La seguridad, sin embargo, es la preocupación mayúscula. El gobernador Luis Pérez ha dicho que el orden es necesario en el posconflicto, por lo que ha pedido a su secretaria de Gobierno, Victoria Eugenia Ramírez, visitar cada una de las zonas rurales donde se concentrarán los guerrilleros y donde se realizarán planes pilotos de desminado y erradicación de cultivos ilícitos. Uno de los temores de Pérez es que se recrudezca la violencia de las bandas criminales para copar territorios históricos de las Farc, como ya sucede en zonas del Bajo Cauca, en límites con el sur de Bolívar y Córdoba.

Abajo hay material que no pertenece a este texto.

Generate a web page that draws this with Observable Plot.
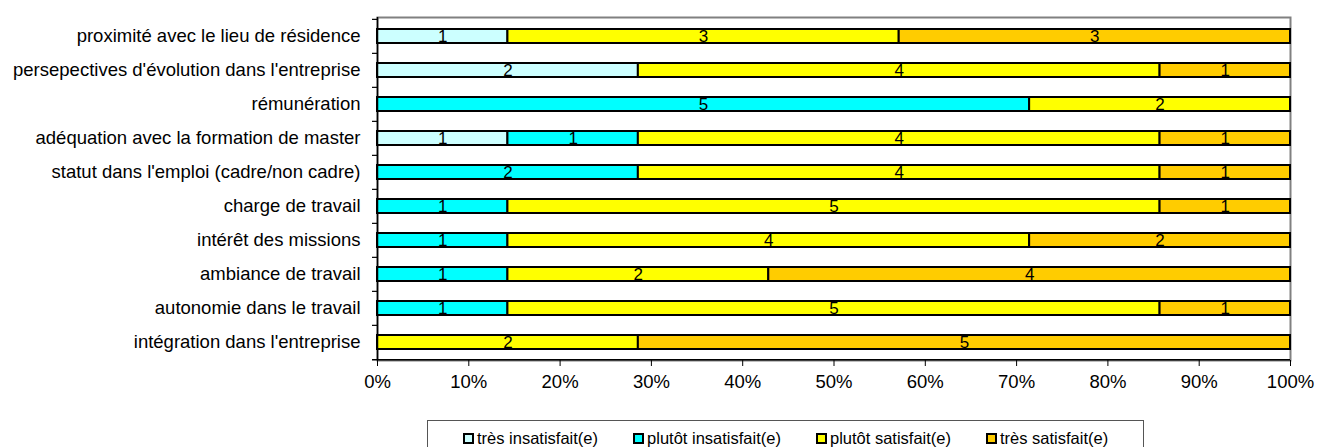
<!DOCTYPE html>
<html><head><meta charset="utf-8">
<script src="https://cdn.jsdelivr.net/npm/d3@7"></script>
<script src="https://cdn.jsdelivr.net/npm/@observablehq/plot@0.6"></script>
<style>
body{margin:0;background:#fff;font-family:"Liberation Sans",Arial,sans-serif;}
#chart{position:relative;width:1317px;height:447px;overflow:hidden;}
#legend{position:absolute;left:427px;top:420px;border:1.5px solid #555;border-bottom:none;padding:7px 35px 6px 35px;display:flex;gap:35px;font-size:16.5px;color:#000;white-space:nowrap;height:34px;box-sizing:border-box;}
#legend .it{display:flex;align-items:center;}
#legend .sw{width:7px;height:7px;border:2px solid #000;margin-right:3px;}
</style></head><body><div id="chart"><div id="legend"></div></div>
<script>
const categories = [
  "proximité avec le lieu de résidence",
  "persepectives d'évolution dans l'entreprise",
  "rémunération",
  "adéquation avec la formation de master",
  "statut dans l'emploi (cadre/non cadre)",
  "charge de travail",
  "intérêt des missions",
  "ambiance de travail",
  "autonomie dans le travail",
  "intégration dans l'entreprise"
];
const levels = ["très insatisfait(e)", "plutôt insatisfait(e)", "plutôt satisfait(e)", "très satisfait(e)"];
const tresInsatisfait   = [1, 2, 0, 1, 0, 0, 0, 0, 0, 0];
const plutotInsatisfait = [0, 0, 5, 1, 2, 1, 1, 1, 1, 0];
const plutotSatisfait   = [3, 4, 2, 4, 4, 5, 4, 2, 5, 2];
const tresSatisfait     = [3, 1, 0, 1, 1, 1, 2, 4, 1, 5];
const colors = ["#CCFFFF", "#00FFFF", "#FFFF00", "#FFCC00"];
const xTicks = [0, 0.1, 0.2, 0.3, 0.4, 0.5, 0.6, 0.7, 0.8, 0.9, 1];

const series = [tresInsatisfait, plutotInsatisfait, plutotSatisfait, tresSatisfait];
const data = [];
categories.forEach((c, i) => levels.forEach((l, j) => data.push({cat: c, level: l, value: series[j][i]})));
const nz = data.filter(d => d.value > 0);

const W = 1317, H = 412, mT = 17, mB = 52, mL = 377, mR = 27;
const step = (H - mT - mB) / categories.length;
const tickX = -5 / (W - mL - mR);

const chart = Plot.plot({
  width: W, height: H,
  marginTop: mT, marginBottom: mB, marginLeft: mL, marginRight: mR,
  style: {fontFamily: "'Liberation Sans', Arial, sans-serif", fontSize: "18.5px", color: "#000", background: "#fff", overflow: "visible"},
  x: {domain: [0, 1], axis: null, label: null},
  y: {domain: categories, paddingInner: 0.59, paddingOuter: 0.295, axis: null, label: null},
  color: {domain: levels, range: colors},
  marks: [
    Plot.frame({stroke: "#808080", strokeWidth: 2}),
    Plot.barX(nz, Plot.stackX({x: "value", y: "cat", fill: "level", z: "level", order: levels, offset: "normalize", stroke: "#000", strokeWidth: 2})),
    Plot.text(nz, Plot.stackX({x: "value", y: "cat", z: "level", order: levels, offset: "normalize", text: d => String(d.value), fill: "#000", fontSize: 17})),
    Plot.ruleX([0], {stroke: "#000", strokeWidth: 1.5}),
    Plot.ruleY(categories, {y: d => d, dy: -step / 2, x1: tickX, x2: 0, stroke: "#000", strokeWidth: 1.2}),
    Plot.ruleY(categories.slice(-1), {y: d => d, dy: step / 2, x1: tickX, x2: 1, stroke: "#000", strokeWidth: 1.5}),
    Plot.axisY({tickSize: 0, tickPadding: 17, fontSize: 18.5, anchor: "left", label: null}),
    Plot.axisX({ticks: xTicks, tickFormat: d3.format(".0%"), tickSize: 6, tickPadding: 8, fontSize: 18.5, anchor: "bottom", stroke: "#000", label: null})
  ]
});
document.getElementById("chart").prepend(chart);

const leg = document.getElementById("legend");
levels.forEach((l, i) => {
  const it = document.createElement("div"); it.className = "it";
  const sw = document.createElement("span"); sw.className = "sw"; sw.style.background = colors[i];
  const tx = document.createElement("span"); tx.textContent = l;
  it.append(sw, tx); leg.append(it);
});
</script>
</body></html>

Diky Manuel Urrutia, presidente de la Asociación Laboratorio de Emprendimiento y Liderazgo Juvenil de Caucasia, corazón del Bajo Cauca, confirma los temores del gobernador, pues, desde que se desmovilizó el bloque Mineros de las AUC, ha pasado más de un clan criminal por los municipios y cada uno ha dejado sus guerras y sus muertos. “Y una de las soluciones para que eso no pase es que las autoridades hagan presencia, pero no hablo de Policía y Ejército, hablo de proyectos productivos y de emprendimiento para jóvenes, que son los que han alimentado nuestras guerras”.

Las más dispuestas a la paz, al fin de cuentas, son las víctimas, todas esas personas que han tenido que convivir a la fuerza con los actores de la violencia: esos colombianos que de verdad conocen las causas y los efectos de tanta guerra.